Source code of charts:
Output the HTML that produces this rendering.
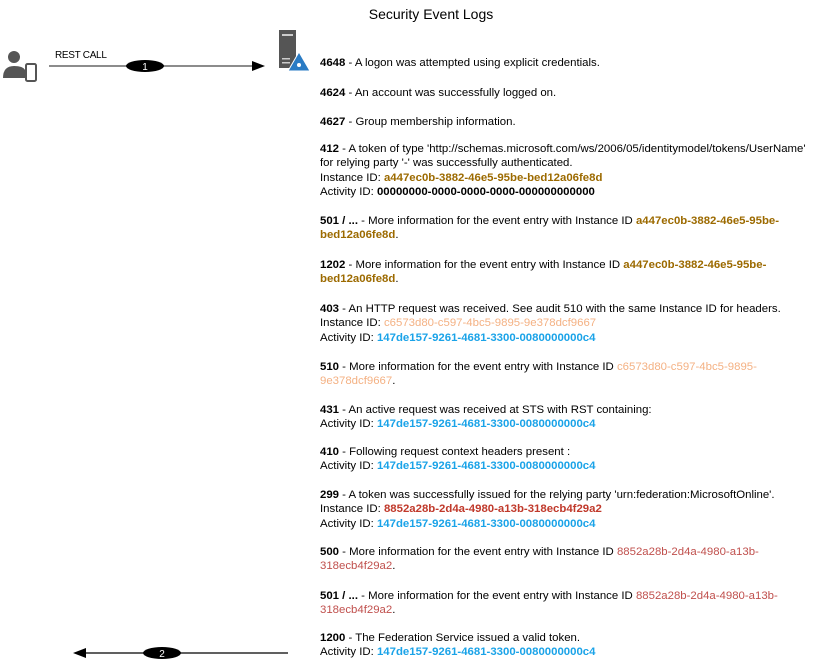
<!DOCTYPE html>
<html><head><meta charset="utf-8"><style>
body{margin:0;width:818px;height:667px;background:#fff;position:relative;overflow:hidden;font-family:"Liberation Sans",sans-serif;}
.l{position:absolute;left:320px;font-size:11.4px;line-height:14.3px;color:#000;white-space:nowrap;margin-top:1px}
.g{color:#9c6a00;font-weight:bold}
.o{color:#f4b183}
.b{color:#1aa3e8;font-weight:bold}
.r{color:#c0392b;font-weight:bold}
.rn{color:#c0504d}
</style></head><body>
<div style="position:absolute;left:331px;top:6px;width:200px;text-align:center;font-size:14px">Security Event Logs</div>
<svg width="818" height="667" style="position:absolute;left:0;top:0">
 <circle cx="14" cy="57" r="6" fill="#555"/>
 <path d="M3 78 Q3 66 14 66 Q23 66 25 70 L25 78 Z" fill="#555"/>
 <rect x="26" y="64" width="10" height="17" rx="1.5" fill="#fff" stroke="#555" stroke-width="2"/>
 <rect x="279" y="30" width="17" height="38" fill="#555"/>
 <rect x="282" y="34" width="11" height="2" fill="#ccc"/>
 <rect x="282" y="58" width="8" height="1.5" fill="#ccc"/>
 <rect x="282" y="62" width="8" height="1.5" fill="#ccc"/>
 <polygon points="299,52 310,71 288,71" fill="#2a7bc4" stroke="#fff" stroke-width="1"/>
 <circle cx="299" cy="65" r="2" fill="#fff"/>
 <line x1="49" y1="66" x2="255" y2="66" stroke="#666" stroke-width="1.5"/>
 <polygon points="265,66 252,61 252,71" fill="#000"/>
 <ellipse cx="145" cy="66" rx="19" ry="6" fill="#000"/>
 <text x="145" y="70" font-size="10" fill="#fff" text-anchor="middle" font-family="Liberation Sans">1</text>
 <text x="55" y="58" font-size="10" font-family="Liberation Sans" letter-spacing="-0.3">REST CALL</text>
 <line x1="85" y1="653" x2="288" y2="653" stroke="#000" stroke-width="1.2"/>
 <polygon points="73,653 86,648 86,658" fill="#000"/>
 <ellipse cx="162" cy="653" rx="19" ry="6" fill="#000"/>
 <text x="162" y="657" font-size="10" fill="#fff" text-anchor="middle" font-family="Liberation Sans">2</text>
</svg>
<div class="l" style="top:55px"><b>4648</b> - A logon was attempted using explicit credentials.</div>
<div class="l" style="top:85px"><b>4624</b> - An account was successfully logged on.</div>
<div class="l" style="top:114px"><b>4627</b> - Group membership information.</div>
<div class="l" style="top:141px"><b>412</b> - A token of type 'http://schemas.microsoft.com/ws/2006/05/identitymodel/tokens/UserName'<br>for relying party '-' was successfully authenticated.<br>Instance ID: <span class="g">a447ec0b-3882-46e5-95be-bed12a06fe8d</span><br>Activity ID: <b>00000000-0000-0000-0000-000000000000</b></div>
<div class="l" style="top:213px"><b>501 / ...</b> - More information for the event entry with Instance ID <span class="g">a447ec0b-3882-46e5-95be-</span><br><span class="g">bed12a06fe8d</span>.</div>
<div class="l" style="top:257px"><b>1202</b> - More information for the event entry with Instance ID <span class="g">a447ec0b-3882-46e5-95be-</span><br><span class="g">bed12a06fe8d</span>.</div>
<div class="l" style="top:301px"><b>403</b> - An HTTP request was received. See audit 510 with the same Instance ID for headers.<br>Instance ID: <span class="o">c6573d80-c597-4bc5-9895-9e378dcf9667</span><br>Activity ID: <span class="b">147de157-9261-4681-3300-0080000000c4</span></div>
<div class="l" style="top:359px"><b>510</b> - More information for the event entry with Instance ID <span class="o">c6573d80-c597-4bc5-9895-</span><br><span class="o">9e378dcf9667</span>.</div>
<div class="l" style="top:402px"><b>431</b> - An active request was received at STS with RST containing:<br>Activity ID: <span class="b">147de157-9261-4681-3300-0080000000c4</span></div>
<div class="l" style="top:444px"><b>410</b> - Following request context headers present :<br>Activity ID: <span class="b">147de157-9261-4681-3300-0080000000c4</span></div>
<div class="l" style="top:487px"><b>299</b> - A token was successfully issued for the relying party 'urn:federation:MicrosoftOnline'.<br>Instance ID: <span class="r">8852a28b-2d4a-4980-a13b-318ecb4f29a2</span><br>Activity ID: <span class="b">147de157-9261-4681-3300-0080000000c4</span></div>
<div class="l" style="top:544px"><b>500</b> - More information for the event entry with Instance ID <span class="rn">8852a28b-2d4a-4980-a13b-</span><br><span class="rn">318ecb4f29a2</span>.</div>
<div class="l" style="top:588px"><b>501 / ...</b> - More information for the event entry with Instance ID <span class="rn">8852a28b-2d4a-4980-a13b-</span><br><span class="rn">318ecb4f29a2</span>.</div>
<div class="l" style="top:630px"><b>1200</b> - The Federation Service issued a valid token.<br>Activity ID: <span class="b">147de157-9261-4681-3300-0080000000c4</span></div>
</body></html>
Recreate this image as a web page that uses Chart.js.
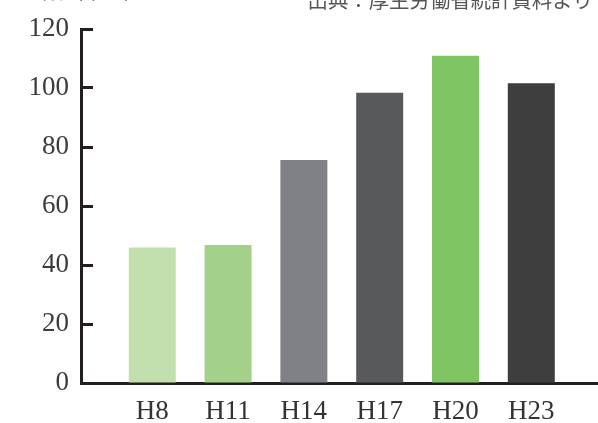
<!DOCTYPE html>
<html>
<head>
<meta charset="utf-8">
<script src="https://cdn.jsdelivr.net/npm/chart.js@4.4.1/dist/chart.umd.min.js"></script>
<style>
  html, body { margin: 0; padding: 0; background: #fff; }
  #wrap { width: 598px; height: 423px; position: relative; }
</style>
</head>
<body>
<div id="wrap"><canvas id="c"></canvas></div>
<script>
// 年度ごとの数値
const years = ['H8', 'H11', 'H14', 'H17', 'H20', 'H23'];
const counts = [45.9, 46.8, 75.6, 98.4, 110.9, 101.6];
const barColors = ['#c1e0ad', '#a3d189', '#808184', '#58595b', '#80c564', '#3e3e3e'];
const yTicks = [0, 20, 40, 60, 80, 100, 120];

const sourceNote = '出典：厚生労働省統計資料より';
const unitNote = '人数（千人）';

const axisColor = '#231f20';
const serif = '"Liberation Serif", "DejaVu Serif", serif';

// 上端で切れている注記
const notesPlugin = {
  id: 'notes',
  afterDraw(chart) {
    const ctx = chart.ctx;
    ctx.save();
    ctx.font = '20.4px "Noto Sans CJK JP", sans-serif';
    ctx.fillStyle = '#555555';
    ctx.textBaseline = 'alphabetic';
    ctx.textAlign = 'right';
    ctx.fillText(sourceNote, 593, 8);
    ctx.textAlign = 'left';
    ctx.fillText(unitNote, 22, -1);
    ctx.restore();
  }
};

new Chart(document.getElementById('c'), {
  type: 'bar',
  data: {
    datasets: [{
      data: counts.map((v, i) => ({ x: i, y: v })),
      backgroundColor: barColors,
      borderWidth: 0,
      barPercentage: 0.62,
      categoryPercentage: 1
    }]
  },
  options: {
    responsive: true,
    maintainAspectRatio: false,
    animation: false,
    layout: { padding: { top: 29, right: 0, bottom: 0, left: 0 } },
    plugins: {
      legend: { display: false },
      tooltip: { enabled: false }
    },
    scales: {
      x: {
        type: 'linear',
        offset: false,
        min: -0.94,
        max: 5.88,
        afterFit: s => { s.height = 40; },
        afterBuildTicks: s => { s.ticks = years.map((_, i) => ({ value: i })); },
        grid: { display: false },
        border: { display: true, color: axisColor, width: 3 },
        ticks: {
          padding: 5,
          color: '#333333',
          font: { family: serif, size: 27 },
          maxRotation: 0,
          autoSkip: false,
          callback: v => years[v] ?? ''
        }
      },
      y: {
        min: 0,
        max: 120,
        afterFit: s => { s.width = 81; s.paddingTop = 0; s.paddingBottom = 0; },
        afterBuildTicks: s => { s.ticks = yTicks.map(v => ({ value: v })); },
        grid: {
          drawOnChartArea: false,
          drawTicks: true,
          tickLength: -12,
          tickWidth: 3,
          tickColor: axisColor
        },
        border: { display: true, color: axisColor, width: 3 },
        ticks: {
          padding: 24,
          color: '#3c3c3c',
          font: { family: serif, size: 27 }
        }
      }
    }
  },
  plugins: [notesPlugin]
});
</script>
</body>
</html>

— TASK OBJECTIVE —
Your task is to retype exactly the lines from the one containing "Recreate this image" through the one containing "const unitNote = '人数（千人）';", leaving every picture out.

— EXPECTED ANSWER —
Recreate this image as a web page that uses Chart.js.
<!DOCTYPE html>
<html>
<head>
<meta charset="utf-8">
<script src="https://cdn.jsdelivr.net/npm/chart.js@4.4.1/dist/chart.umd.min.js"></script>
<style>
  html, body { margin: 0; padding: 0; background: #fff; }
  #wrap { width: 598px; height: 423px; position: relative; }
</style>
</head>
<body>
<div id="wrap"><canvas id="c"></canvas></div>
<script>
// 年度ごとの数値
const years = ['H8', 'H11', 'H14', 'H17', 'H20', 'H23'];
const counts = [45.9, 46.8, 75.6, 98.4, 110.9, 101.6];
const barColors = ['#c1e0ad', '#a3d189', '#808184', '#58595b', '#80c564', '#3e3e3e'];
const yTicks = [0, 20, 40, 60, 80, 100, 120];

const sourceNote = '出典：厚生労働省統計資料より';
const unitNote = '人数（千人）';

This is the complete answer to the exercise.